Work to do:
Give again, verbatim, the lines between the line that contains "Recreate this image" and the line that contains "return (B - y) / (B - T)", counting both ends. Pictures are excluded from the copy.

::::::::::

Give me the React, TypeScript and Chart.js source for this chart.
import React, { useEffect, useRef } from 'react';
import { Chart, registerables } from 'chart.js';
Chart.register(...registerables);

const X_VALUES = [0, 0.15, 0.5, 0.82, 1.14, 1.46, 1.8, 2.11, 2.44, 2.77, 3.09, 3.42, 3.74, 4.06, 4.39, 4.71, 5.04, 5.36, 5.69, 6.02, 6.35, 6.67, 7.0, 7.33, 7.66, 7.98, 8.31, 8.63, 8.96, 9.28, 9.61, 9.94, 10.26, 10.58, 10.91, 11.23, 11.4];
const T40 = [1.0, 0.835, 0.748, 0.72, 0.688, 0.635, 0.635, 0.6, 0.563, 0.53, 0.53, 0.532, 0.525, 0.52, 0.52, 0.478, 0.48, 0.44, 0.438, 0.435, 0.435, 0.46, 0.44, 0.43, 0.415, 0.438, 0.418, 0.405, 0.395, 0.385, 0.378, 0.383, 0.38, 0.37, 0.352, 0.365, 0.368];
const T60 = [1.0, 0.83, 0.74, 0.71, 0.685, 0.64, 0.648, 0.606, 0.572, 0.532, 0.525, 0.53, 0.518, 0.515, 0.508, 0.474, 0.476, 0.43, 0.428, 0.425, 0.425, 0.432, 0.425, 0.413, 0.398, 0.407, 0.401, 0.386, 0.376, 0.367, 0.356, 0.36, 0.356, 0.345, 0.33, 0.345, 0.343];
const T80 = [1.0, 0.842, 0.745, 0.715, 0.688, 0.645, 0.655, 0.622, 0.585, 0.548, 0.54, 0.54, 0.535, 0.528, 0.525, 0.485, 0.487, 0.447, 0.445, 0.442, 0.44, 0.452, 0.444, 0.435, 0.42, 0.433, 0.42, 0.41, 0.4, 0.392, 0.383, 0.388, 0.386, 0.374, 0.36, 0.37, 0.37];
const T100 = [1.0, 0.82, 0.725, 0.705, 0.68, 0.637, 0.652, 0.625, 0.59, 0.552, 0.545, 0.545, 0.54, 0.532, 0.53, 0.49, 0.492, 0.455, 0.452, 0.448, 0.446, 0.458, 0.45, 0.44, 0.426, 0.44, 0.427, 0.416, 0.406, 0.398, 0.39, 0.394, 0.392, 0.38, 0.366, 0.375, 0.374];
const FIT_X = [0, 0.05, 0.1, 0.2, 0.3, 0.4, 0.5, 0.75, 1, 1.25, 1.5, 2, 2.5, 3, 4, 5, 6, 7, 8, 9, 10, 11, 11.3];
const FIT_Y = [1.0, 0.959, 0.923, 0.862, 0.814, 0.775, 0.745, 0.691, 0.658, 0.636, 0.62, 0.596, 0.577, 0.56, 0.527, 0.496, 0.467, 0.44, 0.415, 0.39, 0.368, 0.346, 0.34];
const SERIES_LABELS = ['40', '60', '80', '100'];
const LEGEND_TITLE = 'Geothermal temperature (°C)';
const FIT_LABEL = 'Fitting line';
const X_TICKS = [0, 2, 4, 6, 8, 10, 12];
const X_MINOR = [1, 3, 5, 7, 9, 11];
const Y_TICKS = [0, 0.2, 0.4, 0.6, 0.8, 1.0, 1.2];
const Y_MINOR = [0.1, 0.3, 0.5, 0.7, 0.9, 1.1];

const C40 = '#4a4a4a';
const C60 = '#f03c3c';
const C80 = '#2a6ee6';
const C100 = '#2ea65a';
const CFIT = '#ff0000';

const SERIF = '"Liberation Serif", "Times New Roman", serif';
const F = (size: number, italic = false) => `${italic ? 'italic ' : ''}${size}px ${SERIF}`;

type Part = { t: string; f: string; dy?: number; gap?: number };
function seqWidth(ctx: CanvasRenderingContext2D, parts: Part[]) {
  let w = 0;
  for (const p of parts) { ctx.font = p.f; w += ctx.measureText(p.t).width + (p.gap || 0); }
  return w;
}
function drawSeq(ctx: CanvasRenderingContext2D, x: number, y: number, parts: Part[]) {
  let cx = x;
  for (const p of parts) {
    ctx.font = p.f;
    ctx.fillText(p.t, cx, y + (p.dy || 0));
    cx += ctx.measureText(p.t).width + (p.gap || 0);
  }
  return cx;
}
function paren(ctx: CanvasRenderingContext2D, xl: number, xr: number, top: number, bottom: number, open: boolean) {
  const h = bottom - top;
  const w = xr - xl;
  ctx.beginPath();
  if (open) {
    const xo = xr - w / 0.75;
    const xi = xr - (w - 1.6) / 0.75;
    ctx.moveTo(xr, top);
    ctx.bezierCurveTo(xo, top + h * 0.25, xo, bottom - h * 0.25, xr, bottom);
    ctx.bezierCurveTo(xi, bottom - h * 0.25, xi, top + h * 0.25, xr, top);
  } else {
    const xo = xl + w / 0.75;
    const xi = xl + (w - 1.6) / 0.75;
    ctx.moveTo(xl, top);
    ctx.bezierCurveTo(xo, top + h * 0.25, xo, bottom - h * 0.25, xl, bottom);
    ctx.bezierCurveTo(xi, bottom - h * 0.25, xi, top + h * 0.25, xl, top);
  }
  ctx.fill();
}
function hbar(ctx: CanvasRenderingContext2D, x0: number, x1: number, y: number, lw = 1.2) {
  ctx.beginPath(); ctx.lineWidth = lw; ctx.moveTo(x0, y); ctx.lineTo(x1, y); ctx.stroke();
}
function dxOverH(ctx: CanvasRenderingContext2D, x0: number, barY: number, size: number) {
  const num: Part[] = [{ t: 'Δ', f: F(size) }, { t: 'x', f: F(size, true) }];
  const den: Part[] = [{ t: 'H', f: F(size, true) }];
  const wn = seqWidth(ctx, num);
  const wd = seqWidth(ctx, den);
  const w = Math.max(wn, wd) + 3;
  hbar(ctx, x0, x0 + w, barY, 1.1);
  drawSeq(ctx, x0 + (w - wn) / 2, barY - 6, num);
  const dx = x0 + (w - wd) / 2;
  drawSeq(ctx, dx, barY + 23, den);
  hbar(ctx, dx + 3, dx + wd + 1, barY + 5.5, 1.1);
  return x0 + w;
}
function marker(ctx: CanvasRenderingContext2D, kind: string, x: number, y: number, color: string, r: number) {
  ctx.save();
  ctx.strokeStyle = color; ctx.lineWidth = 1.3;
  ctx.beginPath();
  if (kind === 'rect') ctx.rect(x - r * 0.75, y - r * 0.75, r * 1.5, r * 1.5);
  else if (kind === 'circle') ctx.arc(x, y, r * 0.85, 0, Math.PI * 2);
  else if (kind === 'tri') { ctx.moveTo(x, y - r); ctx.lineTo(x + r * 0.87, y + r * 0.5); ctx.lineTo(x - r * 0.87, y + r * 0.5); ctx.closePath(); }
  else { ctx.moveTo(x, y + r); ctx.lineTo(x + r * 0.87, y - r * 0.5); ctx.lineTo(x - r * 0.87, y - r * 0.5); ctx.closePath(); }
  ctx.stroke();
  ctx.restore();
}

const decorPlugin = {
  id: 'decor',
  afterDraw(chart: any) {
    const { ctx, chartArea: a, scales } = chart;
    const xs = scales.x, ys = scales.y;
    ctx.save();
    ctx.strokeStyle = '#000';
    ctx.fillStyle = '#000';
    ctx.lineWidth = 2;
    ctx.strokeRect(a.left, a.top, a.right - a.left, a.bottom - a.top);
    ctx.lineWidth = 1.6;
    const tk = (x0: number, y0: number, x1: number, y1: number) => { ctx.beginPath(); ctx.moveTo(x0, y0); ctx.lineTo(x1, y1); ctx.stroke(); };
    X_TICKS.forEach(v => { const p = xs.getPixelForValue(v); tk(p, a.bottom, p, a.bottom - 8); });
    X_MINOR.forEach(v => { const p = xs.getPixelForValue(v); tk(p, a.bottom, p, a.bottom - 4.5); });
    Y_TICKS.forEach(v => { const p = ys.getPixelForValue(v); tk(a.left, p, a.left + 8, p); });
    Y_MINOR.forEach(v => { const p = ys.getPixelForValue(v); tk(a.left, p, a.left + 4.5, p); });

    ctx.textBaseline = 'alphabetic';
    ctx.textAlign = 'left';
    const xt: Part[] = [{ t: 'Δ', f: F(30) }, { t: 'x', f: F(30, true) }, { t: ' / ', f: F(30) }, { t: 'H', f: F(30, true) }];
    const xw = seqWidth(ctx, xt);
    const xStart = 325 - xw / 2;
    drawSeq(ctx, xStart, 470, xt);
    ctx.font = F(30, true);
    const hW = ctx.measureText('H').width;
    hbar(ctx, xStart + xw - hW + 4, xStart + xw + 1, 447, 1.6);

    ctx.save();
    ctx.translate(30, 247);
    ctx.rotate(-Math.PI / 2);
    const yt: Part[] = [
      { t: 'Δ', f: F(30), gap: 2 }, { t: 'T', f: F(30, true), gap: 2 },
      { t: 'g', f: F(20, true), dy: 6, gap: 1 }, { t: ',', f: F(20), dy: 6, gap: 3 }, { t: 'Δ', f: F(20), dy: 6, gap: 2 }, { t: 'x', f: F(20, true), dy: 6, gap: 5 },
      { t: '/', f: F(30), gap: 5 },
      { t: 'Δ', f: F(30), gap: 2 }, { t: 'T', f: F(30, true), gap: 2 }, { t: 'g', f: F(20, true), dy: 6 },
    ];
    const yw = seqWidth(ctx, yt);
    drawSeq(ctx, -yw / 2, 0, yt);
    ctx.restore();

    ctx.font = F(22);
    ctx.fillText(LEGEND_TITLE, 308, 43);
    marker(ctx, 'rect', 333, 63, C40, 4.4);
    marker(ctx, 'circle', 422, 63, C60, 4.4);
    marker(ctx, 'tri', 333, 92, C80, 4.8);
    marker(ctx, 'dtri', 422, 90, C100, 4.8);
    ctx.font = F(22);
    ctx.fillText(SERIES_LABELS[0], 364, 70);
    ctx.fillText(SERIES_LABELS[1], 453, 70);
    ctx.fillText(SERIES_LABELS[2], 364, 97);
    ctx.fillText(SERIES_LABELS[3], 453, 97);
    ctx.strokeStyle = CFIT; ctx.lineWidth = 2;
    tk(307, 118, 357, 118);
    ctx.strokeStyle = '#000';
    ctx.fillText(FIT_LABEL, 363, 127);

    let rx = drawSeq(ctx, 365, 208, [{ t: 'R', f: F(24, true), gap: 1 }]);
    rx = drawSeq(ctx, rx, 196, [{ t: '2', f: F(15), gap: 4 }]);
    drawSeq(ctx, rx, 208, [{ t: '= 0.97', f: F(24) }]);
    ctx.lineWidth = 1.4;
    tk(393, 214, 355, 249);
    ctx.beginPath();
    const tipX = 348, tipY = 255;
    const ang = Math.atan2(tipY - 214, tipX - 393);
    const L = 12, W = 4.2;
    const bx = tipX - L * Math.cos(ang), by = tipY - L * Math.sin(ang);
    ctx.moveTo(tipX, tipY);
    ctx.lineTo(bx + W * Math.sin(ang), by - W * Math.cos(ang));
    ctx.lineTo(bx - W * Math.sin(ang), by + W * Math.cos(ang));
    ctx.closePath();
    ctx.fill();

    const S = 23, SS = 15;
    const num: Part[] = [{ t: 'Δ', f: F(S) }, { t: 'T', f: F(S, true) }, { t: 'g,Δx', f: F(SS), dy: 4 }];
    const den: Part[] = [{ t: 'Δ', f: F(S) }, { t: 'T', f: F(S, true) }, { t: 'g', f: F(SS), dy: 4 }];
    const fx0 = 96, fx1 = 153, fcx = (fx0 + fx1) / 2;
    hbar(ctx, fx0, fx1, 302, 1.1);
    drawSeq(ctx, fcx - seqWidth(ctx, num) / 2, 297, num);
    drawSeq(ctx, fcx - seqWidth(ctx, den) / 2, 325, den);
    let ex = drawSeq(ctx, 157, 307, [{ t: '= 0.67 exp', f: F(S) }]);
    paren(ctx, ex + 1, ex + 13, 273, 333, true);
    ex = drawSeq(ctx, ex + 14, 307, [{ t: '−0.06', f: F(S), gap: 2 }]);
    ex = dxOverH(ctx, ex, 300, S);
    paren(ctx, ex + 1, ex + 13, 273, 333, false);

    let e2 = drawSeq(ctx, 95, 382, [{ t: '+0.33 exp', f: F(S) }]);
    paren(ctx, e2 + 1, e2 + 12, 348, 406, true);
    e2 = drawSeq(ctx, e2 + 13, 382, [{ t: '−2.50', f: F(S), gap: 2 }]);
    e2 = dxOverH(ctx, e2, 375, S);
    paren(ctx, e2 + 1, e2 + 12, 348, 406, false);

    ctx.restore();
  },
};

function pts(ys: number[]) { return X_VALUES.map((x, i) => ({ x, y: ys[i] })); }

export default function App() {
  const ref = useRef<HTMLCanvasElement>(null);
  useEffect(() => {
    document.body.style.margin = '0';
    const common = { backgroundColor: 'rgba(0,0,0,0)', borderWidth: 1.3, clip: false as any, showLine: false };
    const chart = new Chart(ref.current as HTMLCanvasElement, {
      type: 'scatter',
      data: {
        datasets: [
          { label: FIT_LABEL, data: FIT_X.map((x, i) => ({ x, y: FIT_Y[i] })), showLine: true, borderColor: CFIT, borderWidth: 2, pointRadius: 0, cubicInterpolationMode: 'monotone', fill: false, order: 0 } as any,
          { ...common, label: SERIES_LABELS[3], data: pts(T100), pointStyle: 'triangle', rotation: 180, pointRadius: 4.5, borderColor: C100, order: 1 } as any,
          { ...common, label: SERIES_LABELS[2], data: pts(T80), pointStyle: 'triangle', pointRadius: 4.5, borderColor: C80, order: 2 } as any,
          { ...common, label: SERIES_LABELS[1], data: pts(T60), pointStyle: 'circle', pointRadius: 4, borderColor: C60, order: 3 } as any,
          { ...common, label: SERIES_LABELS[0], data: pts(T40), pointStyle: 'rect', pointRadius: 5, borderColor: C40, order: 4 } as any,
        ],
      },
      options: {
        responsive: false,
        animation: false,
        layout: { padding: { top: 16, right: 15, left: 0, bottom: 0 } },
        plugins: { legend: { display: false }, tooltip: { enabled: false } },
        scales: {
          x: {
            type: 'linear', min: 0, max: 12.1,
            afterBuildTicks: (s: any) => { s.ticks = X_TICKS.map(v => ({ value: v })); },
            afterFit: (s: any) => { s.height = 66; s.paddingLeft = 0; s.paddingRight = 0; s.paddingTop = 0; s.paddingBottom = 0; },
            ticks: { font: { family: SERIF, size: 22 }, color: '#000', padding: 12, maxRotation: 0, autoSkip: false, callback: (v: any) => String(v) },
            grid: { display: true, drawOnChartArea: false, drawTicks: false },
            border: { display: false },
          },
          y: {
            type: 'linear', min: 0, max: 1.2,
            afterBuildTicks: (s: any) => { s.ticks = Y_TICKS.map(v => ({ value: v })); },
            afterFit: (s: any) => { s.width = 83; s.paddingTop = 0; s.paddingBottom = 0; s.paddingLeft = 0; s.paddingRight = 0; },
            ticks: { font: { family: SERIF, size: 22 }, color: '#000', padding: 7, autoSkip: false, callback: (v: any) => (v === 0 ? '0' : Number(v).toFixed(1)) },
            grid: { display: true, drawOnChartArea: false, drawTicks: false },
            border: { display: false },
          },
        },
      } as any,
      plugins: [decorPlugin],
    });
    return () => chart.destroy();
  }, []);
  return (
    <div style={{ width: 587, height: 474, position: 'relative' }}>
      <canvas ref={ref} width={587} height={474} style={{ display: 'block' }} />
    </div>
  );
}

::::::::::

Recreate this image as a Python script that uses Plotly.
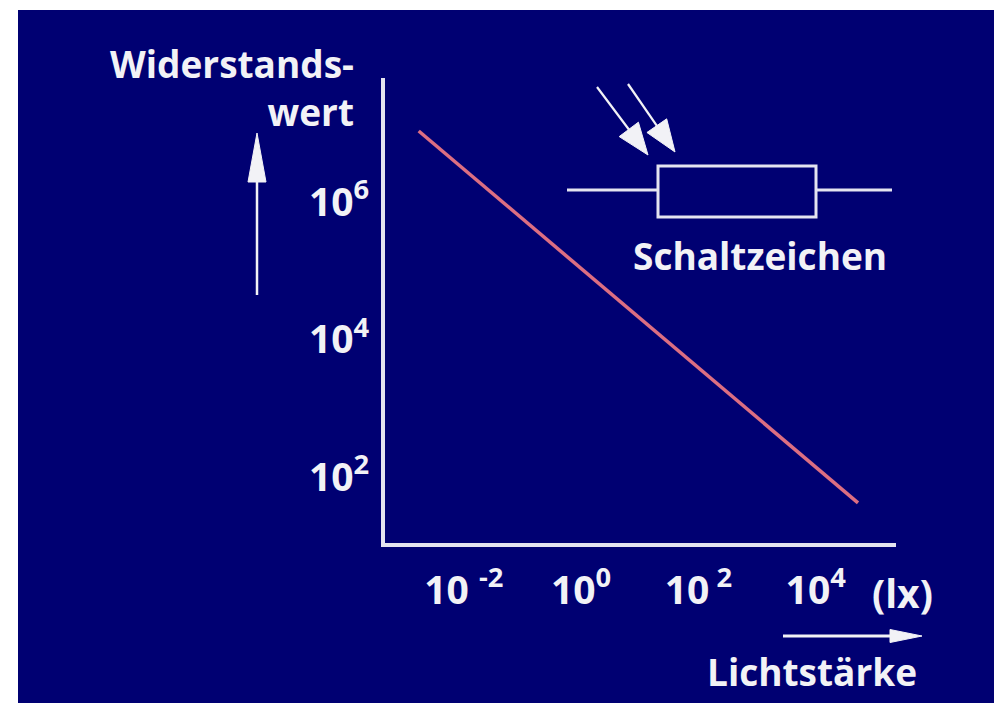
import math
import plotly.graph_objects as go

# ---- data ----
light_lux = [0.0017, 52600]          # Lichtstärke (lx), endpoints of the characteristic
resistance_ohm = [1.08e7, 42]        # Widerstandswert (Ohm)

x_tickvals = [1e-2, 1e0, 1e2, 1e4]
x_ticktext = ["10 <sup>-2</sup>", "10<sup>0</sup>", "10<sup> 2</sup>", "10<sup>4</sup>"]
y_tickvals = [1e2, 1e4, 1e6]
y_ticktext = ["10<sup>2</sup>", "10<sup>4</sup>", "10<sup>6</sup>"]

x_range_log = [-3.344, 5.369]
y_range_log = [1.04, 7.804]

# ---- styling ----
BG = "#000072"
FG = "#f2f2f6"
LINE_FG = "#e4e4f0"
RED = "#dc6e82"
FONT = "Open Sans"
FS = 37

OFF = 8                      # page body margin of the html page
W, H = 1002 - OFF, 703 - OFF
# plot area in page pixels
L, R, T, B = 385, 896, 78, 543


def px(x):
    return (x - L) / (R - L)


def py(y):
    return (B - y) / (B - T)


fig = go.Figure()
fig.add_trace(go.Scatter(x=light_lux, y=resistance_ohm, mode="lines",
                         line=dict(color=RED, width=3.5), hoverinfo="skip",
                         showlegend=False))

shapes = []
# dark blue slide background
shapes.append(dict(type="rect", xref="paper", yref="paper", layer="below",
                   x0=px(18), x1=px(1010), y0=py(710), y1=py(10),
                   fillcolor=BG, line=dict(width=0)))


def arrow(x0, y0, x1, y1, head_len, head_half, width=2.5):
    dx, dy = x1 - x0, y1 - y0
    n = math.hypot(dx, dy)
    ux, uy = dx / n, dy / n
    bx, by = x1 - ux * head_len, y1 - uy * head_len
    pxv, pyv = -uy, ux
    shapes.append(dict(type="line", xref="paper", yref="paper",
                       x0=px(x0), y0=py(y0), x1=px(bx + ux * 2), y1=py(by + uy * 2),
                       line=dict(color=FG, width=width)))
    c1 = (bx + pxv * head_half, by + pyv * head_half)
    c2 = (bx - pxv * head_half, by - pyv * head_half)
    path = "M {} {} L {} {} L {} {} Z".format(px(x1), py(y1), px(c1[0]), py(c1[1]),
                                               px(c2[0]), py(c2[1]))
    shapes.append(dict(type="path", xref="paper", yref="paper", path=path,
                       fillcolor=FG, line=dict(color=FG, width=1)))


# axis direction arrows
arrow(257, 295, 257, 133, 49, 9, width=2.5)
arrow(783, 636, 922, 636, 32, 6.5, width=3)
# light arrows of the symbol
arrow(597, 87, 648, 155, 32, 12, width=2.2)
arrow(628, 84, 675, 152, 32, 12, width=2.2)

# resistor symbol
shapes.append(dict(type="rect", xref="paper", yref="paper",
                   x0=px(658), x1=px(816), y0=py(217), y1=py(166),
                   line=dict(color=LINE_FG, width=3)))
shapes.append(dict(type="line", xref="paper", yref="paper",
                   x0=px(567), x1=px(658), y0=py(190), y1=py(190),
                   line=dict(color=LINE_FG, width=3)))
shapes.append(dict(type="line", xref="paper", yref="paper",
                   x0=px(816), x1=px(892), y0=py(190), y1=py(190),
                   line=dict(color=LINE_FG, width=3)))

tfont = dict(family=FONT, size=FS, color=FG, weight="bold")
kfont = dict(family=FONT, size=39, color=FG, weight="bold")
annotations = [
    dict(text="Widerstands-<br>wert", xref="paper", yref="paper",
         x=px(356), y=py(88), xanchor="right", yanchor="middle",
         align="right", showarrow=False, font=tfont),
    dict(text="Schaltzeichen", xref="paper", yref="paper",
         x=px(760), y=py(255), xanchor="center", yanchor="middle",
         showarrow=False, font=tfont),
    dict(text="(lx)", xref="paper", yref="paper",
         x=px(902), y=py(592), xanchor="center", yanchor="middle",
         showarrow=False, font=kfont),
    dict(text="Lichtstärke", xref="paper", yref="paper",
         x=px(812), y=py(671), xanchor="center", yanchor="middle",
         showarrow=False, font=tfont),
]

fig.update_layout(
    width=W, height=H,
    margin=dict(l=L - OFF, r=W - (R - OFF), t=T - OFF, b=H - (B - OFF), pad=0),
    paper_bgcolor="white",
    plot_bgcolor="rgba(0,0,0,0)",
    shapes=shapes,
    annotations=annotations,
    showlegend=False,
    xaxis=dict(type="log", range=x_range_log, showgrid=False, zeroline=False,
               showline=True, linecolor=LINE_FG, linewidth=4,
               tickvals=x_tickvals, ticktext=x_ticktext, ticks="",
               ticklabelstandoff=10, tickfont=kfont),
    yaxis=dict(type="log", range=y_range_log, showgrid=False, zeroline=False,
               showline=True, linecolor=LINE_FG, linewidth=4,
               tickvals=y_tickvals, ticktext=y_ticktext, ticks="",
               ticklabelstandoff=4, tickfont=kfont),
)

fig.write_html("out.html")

::::::::::

The result:
Recreate this image as a Python script that uses Plotly.
import math
import plotly.graph_objects as go

# ---- data ----
light_lux = [0.0017, 52600]          # Lichtstärke (lx), endpoints of the characteristic
resistance_ohm = [1.08e7, 42]        # Widerstandswert (Ohm)

x_tickvals = [1e-2, 1e0, 1e2, 1e4]
x_ticktext = ["10 <sup>-2</sup>", "10<sup>0</sup>", "10<sup> 2</sup>", "10<sup>4</sup>"]
y_tickvals = [1e2, 1e4, 1e6]
y_ticktext = ["10<sup>2</sup>", "10<sup>4</sup>", "10<sup>6</sup>"]

x_range_log = [-3.344, 5.369]
y_range_log = [1.04, 7.804]

# ---- styling ----
BG = "#000072"
FG = "#f2f2f6"
LINE_FG = "#e4e4f0"
RED = "#dc6e82"
FONT = "Open Sans"
FS = 37

OFF = 8                      # page body margin of the html page
W, H = 1002 - OFF, 703 - OFF
# plot area in page pixels
L, R, T, B = 385, 896, 78, 543


def px(x):
    return (x - L) / (R - L)


def py(y):
    return (B - y) / (B - T)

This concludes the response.